Policies issued under ARPs are typically similar to standard policies but might include additional restrictions or conditions. The tenure of the coverage might also be limited, encouraging drivers to improve their records and eventually transition to standard insurance markets.

Types of Assigned Risk Plans

Residual Market Mechanisms

Assigned Risk Plans are part of broader Residual Market Mechanisms which include:

  • Joint Underwriting Associations (JUAs): Organizations that pool resources from multiple insurers to provide coverage.
  • Reinsurance Facilities: Systems where insurers write policies but share the risk with the state.
  • State-run Insurance Companies: Some states manage their insurance operations to provide coverage directly.

Regional Variations

Assigned Risk Plans can differ significantly by state, with various provisions, administrative bodies, and premium calculation methods tailored to each state’s regulatory environment.

Examples and Historical Context

Case Study: New York’s ARP

New York established its Assigned Risk Plan in response to a growing number of drivers unable to obtain coverage. The plan significantly reduced the number of uninsured drivers on the road and helped maintain road safety standards.

Historical Development

The concept of Assigned Risk Plans emerged in the mid-20th century as automobile ownership increased and states sought to ensure all drivers were financially responsible. Over time, these programs evolved with the changing landscape of the insurance industry and state legislation.

Applicability

Drivers

High-risk drivers benefit directly from Assigned Risk Plans as it allows them to obtain the mandatory insurance required by law, even when denied by standard insurers.

Insurers

Insurers participate in ARPs to fulfill state regulations and contribute to the overall stability of the insurance market. Although they take on higher risk, they also receive higher premiums to mitigate these risks.

Comparisons with Standard Insurance

  • Premiums: Typically higher due to increased risk.
  • Conditions: Stricter terms and conditions.
  • Duration: Shorter-term policies designed as a temporary solution.
  • Risk Pooling: A strategy used by insurers to spread risk among a large number of policyholders.
  • Underwriting: The process by which insurers evaluate risk and determine policy terms.
  • Financial Responsibility Laws: Regulations requiring drivers to prove they can cover the costs associated with auto accidents.

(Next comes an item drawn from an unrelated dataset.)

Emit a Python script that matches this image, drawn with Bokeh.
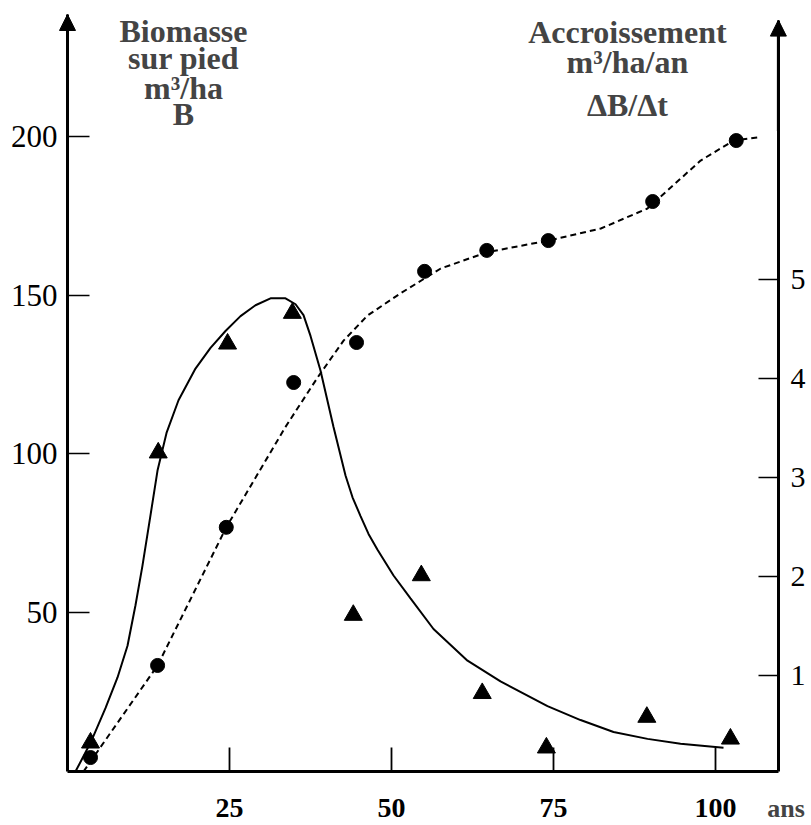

Frequently Asked Questions

What happens if I improve my driving record?

Improving your driving record can make you eligible to transition from an Assigned Risk Plan to a standard insurance policy, potentially lowering your premiums.

Can my assigned insurer refuse to renew my policy?

While insurers in ARPs typically must offer initial coverage, policy renewals can depend on state regulations and the driver’s ongoing risk assessment.

Are there alternatives to Assigned Risk Plans?

Drivers may explore options like non-standard auto insurance providers who specialize in high-risk coverage but operate outside the state-mandated programs.

Final Summary

Assigned Risk Plans play a critical role in ensuring that high-risk drivers can meet legal insurance requirements, contributing to overall roadway safety. While these plans often come with higher premiums and stricter terms, they serve as a necessary bridge for drivers who might otherwise be unable to secure coverage. The varied types and implementations of ARPs reflect the diverse regulatory landscapes across different states, highlighting the importance of state-specific knowledge when navigating these programs.

References

  • National Association of Insurance Commissioners (NAIC): Information on state insurance regulation and residual markets.
  • State Insurance Department Websites: Resources for detailed, state-specific information on Assigned Risk Plans.
  • Insurance Information Institute (III): Offers comprehensive insights into the U.S. insurance industry and its operational mechanisms.